Part of a data file:

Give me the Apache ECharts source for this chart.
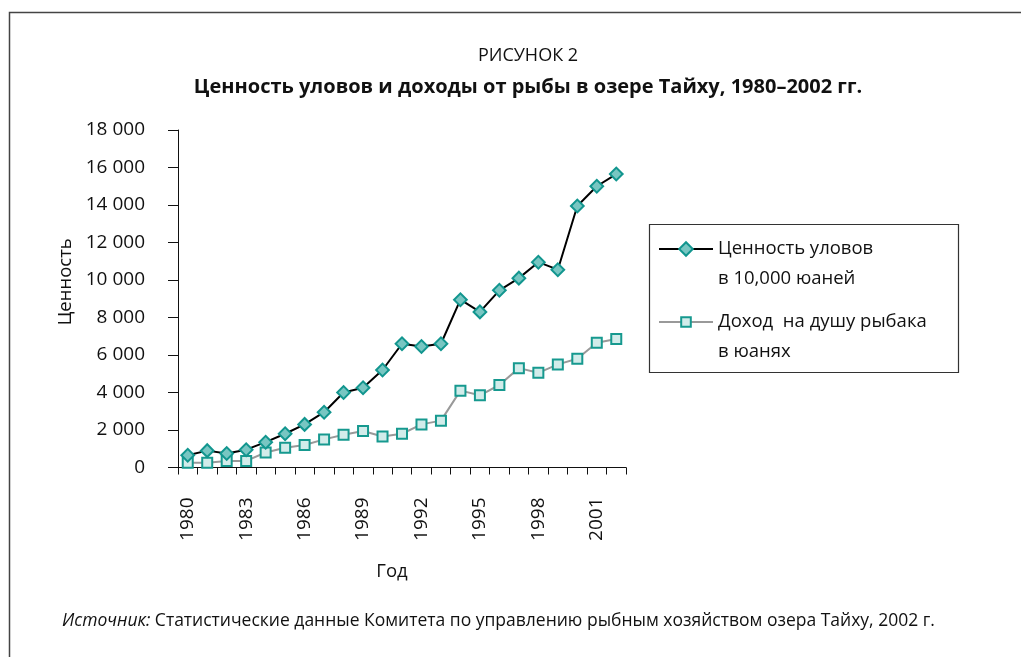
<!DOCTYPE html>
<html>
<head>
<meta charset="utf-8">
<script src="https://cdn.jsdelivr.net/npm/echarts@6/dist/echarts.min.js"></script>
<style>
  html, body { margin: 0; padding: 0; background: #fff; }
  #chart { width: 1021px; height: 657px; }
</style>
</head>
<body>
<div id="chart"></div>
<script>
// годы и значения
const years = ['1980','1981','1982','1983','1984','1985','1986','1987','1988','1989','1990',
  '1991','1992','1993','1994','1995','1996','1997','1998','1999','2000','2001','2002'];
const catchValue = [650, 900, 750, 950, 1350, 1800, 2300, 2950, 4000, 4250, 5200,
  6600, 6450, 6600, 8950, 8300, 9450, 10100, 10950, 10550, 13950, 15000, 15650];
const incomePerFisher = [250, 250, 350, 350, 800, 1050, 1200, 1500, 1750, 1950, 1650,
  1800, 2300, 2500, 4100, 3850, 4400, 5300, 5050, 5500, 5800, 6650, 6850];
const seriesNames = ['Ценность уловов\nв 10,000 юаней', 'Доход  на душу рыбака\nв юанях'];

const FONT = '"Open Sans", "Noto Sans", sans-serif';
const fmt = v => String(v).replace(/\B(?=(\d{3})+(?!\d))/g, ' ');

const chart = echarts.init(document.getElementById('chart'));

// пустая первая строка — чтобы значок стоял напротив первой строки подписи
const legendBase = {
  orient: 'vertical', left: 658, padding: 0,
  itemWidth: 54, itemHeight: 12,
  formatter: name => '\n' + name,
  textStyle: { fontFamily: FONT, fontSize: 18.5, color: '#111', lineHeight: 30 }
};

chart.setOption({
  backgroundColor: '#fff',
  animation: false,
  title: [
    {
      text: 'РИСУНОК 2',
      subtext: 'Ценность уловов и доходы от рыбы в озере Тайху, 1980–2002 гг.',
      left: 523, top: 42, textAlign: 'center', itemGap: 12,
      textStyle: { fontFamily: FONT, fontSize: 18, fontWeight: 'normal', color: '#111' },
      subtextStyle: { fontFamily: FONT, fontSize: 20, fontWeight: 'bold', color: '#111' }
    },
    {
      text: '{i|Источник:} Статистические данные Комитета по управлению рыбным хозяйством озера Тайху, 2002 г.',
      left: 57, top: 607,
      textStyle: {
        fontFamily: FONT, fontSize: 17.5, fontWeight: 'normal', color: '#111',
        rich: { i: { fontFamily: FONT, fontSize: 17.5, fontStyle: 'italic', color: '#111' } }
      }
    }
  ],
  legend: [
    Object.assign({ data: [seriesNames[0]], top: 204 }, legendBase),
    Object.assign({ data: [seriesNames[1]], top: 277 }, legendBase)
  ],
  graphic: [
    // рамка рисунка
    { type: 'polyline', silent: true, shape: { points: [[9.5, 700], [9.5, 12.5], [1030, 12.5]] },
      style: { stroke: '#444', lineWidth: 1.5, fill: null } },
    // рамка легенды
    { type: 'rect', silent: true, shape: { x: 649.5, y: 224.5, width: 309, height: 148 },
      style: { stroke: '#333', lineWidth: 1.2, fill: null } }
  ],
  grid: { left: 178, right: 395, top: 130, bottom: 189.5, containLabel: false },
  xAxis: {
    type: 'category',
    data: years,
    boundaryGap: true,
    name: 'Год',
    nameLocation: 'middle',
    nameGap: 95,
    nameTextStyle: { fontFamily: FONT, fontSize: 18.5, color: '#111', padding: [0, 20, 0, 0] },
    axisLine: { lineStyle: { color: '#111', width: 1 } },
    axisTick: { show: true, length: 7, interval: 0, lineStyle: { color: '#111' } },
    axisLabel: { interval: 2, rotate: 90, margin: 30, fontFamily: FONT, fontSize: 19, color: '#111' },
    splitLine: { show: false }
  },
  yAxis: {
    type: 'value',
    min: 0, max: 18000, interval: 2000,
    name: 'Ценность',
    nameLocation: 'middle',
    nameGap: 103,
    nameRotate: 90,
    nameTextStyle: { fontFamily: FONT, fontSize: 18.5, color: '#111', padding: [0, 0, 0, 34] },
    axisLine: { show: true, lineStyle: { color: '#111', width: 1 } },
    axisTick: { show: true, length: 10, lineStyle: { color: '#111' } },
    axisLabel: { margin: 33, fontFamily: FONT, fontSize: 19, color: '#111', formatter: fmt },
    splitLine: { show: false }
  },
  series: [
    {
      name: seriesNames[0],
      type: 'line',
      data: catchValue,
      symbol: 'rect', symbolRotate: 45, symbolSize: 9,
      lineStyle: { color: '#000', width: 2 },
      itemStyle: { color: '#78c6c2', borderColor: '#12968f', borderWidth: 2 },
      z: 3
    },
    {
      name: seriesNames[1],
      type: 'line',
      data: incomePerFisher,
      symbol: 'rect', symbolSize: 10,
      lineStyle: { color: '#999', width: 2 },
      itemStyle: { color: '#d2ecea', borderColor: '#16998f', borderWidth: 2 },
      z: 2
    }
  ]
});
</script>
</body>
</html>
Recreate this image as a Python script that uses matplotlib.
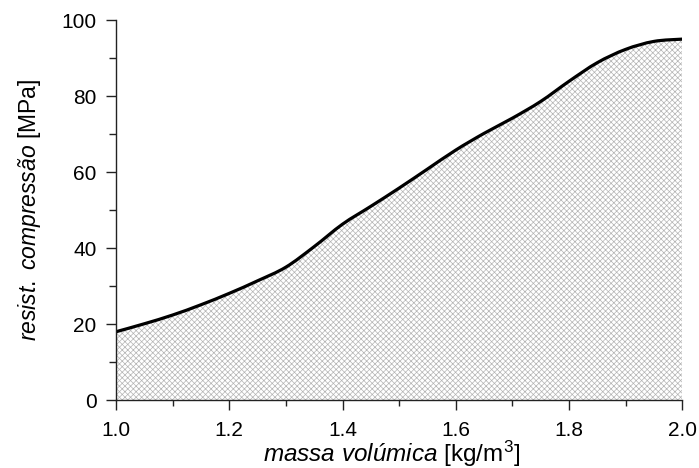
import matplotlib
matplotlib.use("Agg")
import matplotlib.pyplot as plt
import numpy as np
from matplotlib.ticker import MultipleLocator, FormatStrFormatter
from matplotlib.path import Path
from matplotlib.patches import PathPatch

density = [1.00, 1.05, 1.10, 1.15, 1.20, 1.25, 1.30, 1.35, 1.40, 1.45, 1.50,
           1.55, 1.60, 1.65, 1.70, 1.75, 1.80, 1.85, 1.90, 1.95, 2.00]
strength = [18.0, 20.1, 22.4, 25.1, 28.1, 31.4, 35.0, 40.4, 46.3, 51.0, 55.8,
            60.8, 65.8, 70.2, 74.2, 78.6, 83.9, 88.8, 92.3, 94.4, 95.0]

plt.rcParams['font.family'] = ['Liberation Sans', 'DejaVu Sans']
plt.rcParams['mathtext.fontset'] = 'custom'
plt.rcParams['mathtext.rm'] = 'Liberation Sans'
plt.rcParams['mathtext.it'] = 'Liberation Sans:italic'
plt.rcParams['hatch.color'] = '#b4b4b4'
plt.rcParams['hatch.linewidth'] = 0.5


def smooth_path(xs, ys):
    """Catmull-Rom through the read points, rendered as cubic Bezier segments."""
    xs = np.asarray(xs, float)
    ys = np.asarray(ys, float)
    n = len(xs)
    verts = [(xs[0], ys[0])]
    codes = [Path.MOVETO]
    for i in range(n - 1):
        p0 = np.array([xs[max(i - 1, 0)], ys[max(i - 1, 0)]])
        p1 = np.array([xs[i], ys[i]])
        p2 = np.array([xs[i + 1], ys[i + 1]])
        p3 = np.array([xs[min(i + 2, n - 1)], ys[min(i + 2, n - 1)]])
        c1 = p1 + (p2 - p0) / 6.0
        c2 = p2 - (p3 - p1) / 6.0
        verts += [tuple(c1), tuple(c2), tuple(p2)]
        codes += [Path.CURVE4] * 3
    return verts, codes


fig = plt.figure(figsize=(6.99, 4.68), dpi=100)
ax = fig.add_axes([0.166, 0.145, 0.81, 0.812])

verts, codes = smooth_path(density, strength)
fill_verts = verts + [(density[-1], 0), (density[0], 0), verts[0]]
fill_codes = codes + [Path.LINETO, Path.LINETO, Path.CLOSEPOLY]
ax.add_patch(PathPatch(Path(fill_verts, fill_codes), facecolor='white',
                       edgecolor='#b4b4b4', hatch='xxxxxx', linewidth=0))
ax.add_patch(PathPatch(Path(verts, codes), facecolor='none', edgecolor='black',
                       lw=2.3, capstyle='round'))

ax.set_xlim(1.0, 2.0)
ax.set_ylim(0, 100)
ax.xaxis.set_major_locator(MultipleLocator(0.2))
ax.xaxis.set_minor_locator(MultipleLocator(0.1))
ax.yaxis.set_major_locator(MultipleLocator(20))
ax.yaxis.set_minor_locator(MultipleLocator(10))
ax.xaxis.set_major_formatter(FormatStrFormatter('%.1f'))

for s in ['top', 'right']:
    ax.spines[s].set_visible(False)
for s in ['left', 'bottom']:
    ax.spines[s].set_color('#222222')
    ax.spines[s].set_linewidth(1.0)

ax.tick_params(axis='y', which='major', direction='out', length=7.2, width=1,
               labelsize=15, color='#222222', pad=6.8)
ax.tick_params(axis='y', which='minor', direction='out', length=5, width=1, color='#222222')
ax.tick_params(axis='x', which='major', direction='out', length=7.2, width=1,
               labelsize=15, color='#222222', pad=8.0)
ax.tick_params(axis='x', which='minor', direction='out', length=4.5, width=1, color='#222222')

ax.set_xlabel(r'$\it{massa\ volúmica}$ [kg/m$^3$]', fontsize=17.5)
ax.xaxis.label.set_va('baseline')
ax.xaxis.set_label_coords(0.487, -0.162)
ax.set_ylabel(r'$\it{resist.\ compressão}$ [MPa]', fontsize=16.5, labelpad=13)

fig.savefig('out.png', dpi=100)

> [Problem details]: Report only a number: how many lines in the material above contain the string "matplotlib".

> [Answer to this exercise]: 7